Some bloggers are journalists. Some like to post dick jokes and call it a day. In many ways, that’s the beauty of the medium. There’s no fear of losing access, no worry about someone editing your work, no deadlines, and (in rare cases) some bloggers can earn rather handsome money for their hard work. All of this can be done without a journalism degree from Northwestern or a tedious internship at the Altoona Mirror…and I think that’s what bothers people like Bissinger and Wilbon the most. These dastardly bloggers haven’t paid their dues and occasionally use bad words — how can anybody reasonably expect a properly trained journalist like me be expected to eat at the same table with one of them? In Bissinger’s mind, every blog is run by Perez Hilton.
There’s a weird combination of their thinking “I’m way above this kind of crap” and “oh my God, they’re collectively sapping our readership.”

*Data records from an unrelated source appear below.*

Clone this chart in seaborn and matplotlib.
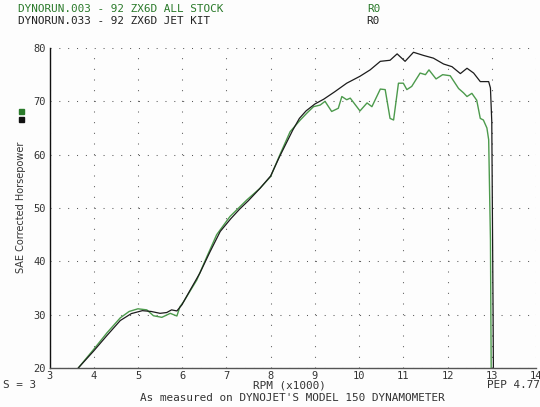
import matplotlib
matplotlib.use("Agg")
import matplotlib.pyplot as plt
import seaborn as sns
import pandas as pd
from matplotlib.patches import Rectangle

# Datos (rpm x1000, hp SAE)
rpm_stock = [3.65, 4.0, 4.3, 4.6, 4.8, 5.0, 5.2, 5.35, 5.54, 5.73, 5.88, 5.95, 6.03,
             6.33, 6.56, 6.78, 7.08, 7.46, 7.76, 8.0, 8.21, 8.44, 8.67, 8.82, 8.97,
             9.12, 9.23, 9.38, 9.53, 9.61, 9.72, 9.80, 10.02, 10.18, 10.29, 10.48,
             10.59, 10.70, 10.78, 10.89, 11.0, 11.08, 11.19, 11.38, 11.50, 11.58,
             11.74, 11.89, 12.06, 12.25, 12.36, 12.44, 12.55, 12.66, 12.74, 12.81,
             12.89, 12.93, 12.97, 12.99]
hp_stock = [20.0, 23.5, 26.6, 29.4, 30.6, 31.1, 30.9, 29.8, 29.5, 30.25, 29.75, 31.5, 32.4,
            36.5, 40.9, 45.0, 48.4, 51.5, 53.7, 55.9, 60.0, 64.3, 66.5, 67.8, 69.0,
            69.3, 70.0, 68.1, 68.7, 70.9, 70.3, 70.6, 68.2, 69.7, 69.0, 72.3,
            72.2, 66.8, 66.5, 73.4, 73.4, 72.2, 72.8, 75.3, 75.0, 75.9,
            74.2, 75.0, 74.8, 72.4, 71.6, 70.9, 71.5, 70.2, 66.8, 66.5,
            65.0, 62.8, 44.0, 15.0]

rpm_jet = [3.65, 4.0, 4.3, 4.6, 4.85, 5.1, 5.3, 5.5, 5.65, 5.76, 5.88, 5.99, 6.18,
           6.40, 6.63, 6.86, 7.0, 7.1, 7.3, 7.5, 7.75, 8.0, 8.2, 8.5, 8.65, 8.8,
           9.0, 9.2, 9.45, 9.72, 10.02, 10.25, 10.48, 10.70, 10.86, 11.04, 11.23,
           11.46, 11.68, 11.91, 12.10, 12.29, 12.44, 12.59, 12.74, 12.93, 12.97,
           13.0, 13.03, 13.04]
hp_jet = [20.0, 23.2, 26.1, 28.9, 30.2, 30.75, 30.6, 30.25, 30.4, 30.9, 30.7, 31.8, 34.6,
          37.8, 41.8, 45.6, 47.0, 48.0, 49.8, 51.4, 53.6, 56.0, 59.6, 64.6, 66.8, 68.2,
          69.5, 70.4, 71.8, 73.4, 74.7, 75.9, 77.5, 77.7, 78.9, 77.5, 79.2,
          78.6, 78.1, 77.0, 76.5, 75.2, 76.2, 75.3, 73.7, 73.7, 72.5,
          66.2, 30.0, 15.0]

x_ticks = list(range(3, 15))
y_ticks = [20, 30, 40, 50, 60, 70, 80]

verde = "#4c9a4c"
verde_txt = "#2a7a2a"
negro = "#1c1c1c"

sns.set_style("white")
plt.rcParams["font.family"] = ["DejaVu Sans Mono", "DejaVu Sans"]
plt.rcParams["lines.scale_dashes"] = False

W, H = 540, 407
fig = plt.figure(figsize=(W / 100, H / 100), dpi=100)
fig.patch.set_facecolor("#fdfdfd")
ax = fig.add_axes([49.5 / W, (H - 368) / H, 486.5 / W, 320 / H])
ax.set_facecolor("#fdfdfd")

df_stock = pd.DataFrame({"rpm": rpm_stock, "hp": hp_stock})
df_jet = pd.DataFrame({"rpm": rpm_jet, "hp": hp_jet})
sns.lineplot(data=df_stock, x="rpm", y="hp", sort=False, estimator=None,
             color=verde, lw=1.0, ax=ax)
sns.lineplot(data=df_jet, x="rpm", y="hp", sort=False, estimator=None,
             color=negro, lw=0.9, ax=ax)

ax.set_xlim(3, 14)
ax.set_ylim(20, 80)
ax.set_xticks(x_ticks)
ax.set_yticks(y_ticks)
ax.set_xlabel("")
ax.set_ylabel("")
ax.tick_params(length=0, labelsize=7.5, labelcolor="#333333")
ax.tick_params(axis="x", pad=2)
ax.tick_params(axis="y", pad=2.5)

# rejilla punteada (puntos cada 0.2 rpm / cada 2 hp)
ax.yaxis.grid(True, color="#555555", lw=0.75, linestyle=(0, (0.72, 5.648)))
ax.xaxis.grid(True, color="#555555", lw=0.75, linestyle=(0, (0.72, 6.96)))
ax.set_axisbelow(True)

for s in ["top", "right"]:
    ax.spines[s].set_visible(False)
ax.spines["left"].set_color("#111111")
ax.spines["bottom"].set_color("#555555")
ax.spines["left"].set_linewidth(1.0)
ax.spines["bottom"].set_linewidth(1.0)

def ftxt(x, y, s, **kw):
    fig.text(x / W, 1 - y / H, s, fontsize=7.9, va="center", **kw)

ftxt(18, 9, "DYNORUN.003 - 92 ZX6D ALL STOCK", color=verde_txt)
ftxt(18, 21, "DYNORUN.033 - 92 ZX6D JET KIT", color="#222222")
ftxt(367, 9, "R0", color=verde_txt)
ftxt(366, 21, "R0", color="#222222")
ftxt(3, 385, "S = 3", color="#333333")
ftxt(289, 385, "RPM (x1000)", color="#333333", ha="center")
ftxt(540, 385, "PEP 4.77", color="#333333", ha="right")
ftxt(292, 398, "As measured on DYNOJET'S MODEL 150 DYNAMOMETER", color="#333333", ha="center")

fig.text(21 / W, 1 - 207 / H, "SAE Corrected Horsepower", fontsize=7,
         rotation=90, va="center", ha="center", color="#333333",
         family="DejaVu Sans")

# marcadores de la leyenda
fig.patches.append(Rectangle((19 / W, 1 - 113.5 / H), 4.5 / W, 4.5 / H,
                             transform=fig.transFigure, color=verde_txt, figure=fig))
fig.patches.append(Rectangle((19 / W, 1 - 121.5 / H), 4.5 / W, 4.5 / H,
                             transform=fig.transFigure, color="#111111", figure=fig))

fig.savefig("out.png", dpi=100, facecolor=fig.get_facecolor())
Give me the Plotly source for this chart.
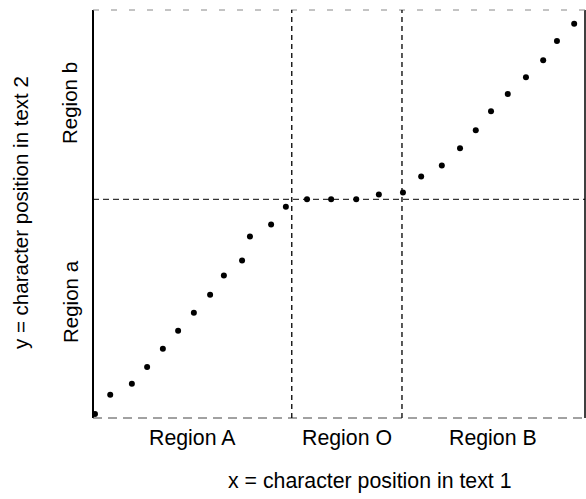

“Run Up The Score.” You’ll come for the Penn State Football, you’ll stay for the all you can eat turn sandwiches
One additional point is how the debate featured on Costas’ show dovetails with Chomsky’s discussion of language and politics. Specifically how in the hard sciences, people care not for your qualifications but rather they care whether you can add something substantive to the academic discussion (e.g. Chomsky’s speaking on the topic of mathematic linguistics - while he is not a mathematician, the math geeks are still intereste in what he as to say and whether he can add something to the dialogue).
However, in the fields that may be considered less rich in intellectual substance (economics, political science, football even), people’s viewpoints will often be attacked not on the basis of their substance, but on the basis of the speaker’s credentials to make the comment. The irony of this is that these fields all deal with social realities in which we all deal on a daily basis, yet somehow because of a lack of advanced economics training, political experience, or a press pass, the opnions and thoughts are assailed without even a cursory pass over the substance.
This is what I am thinking when I hear Buzz’s rant. He assails Deadspin for being a blog, for lacking press credentials, for not having an editor. These are all functions of what Deadspin and other blogs are and are, as such, assaults on their credentials. The one point he raises that approached validity is the “meanness” argument. But he undermines his own statement by pointing out the comments on the blog - work of independent posters and not the blogger. Even if he had properly stayed the course of the meanness argument, the Deadspin guys (and all bloggers) could respond with, of course it seems mean to you - you are a sycophantic, front-office bootlicker, team buffet eating, jock-sniffing scrub. Of course, that would make the blogger “mean”.
Or simply a candid observer of the state of contemporary sports coverage.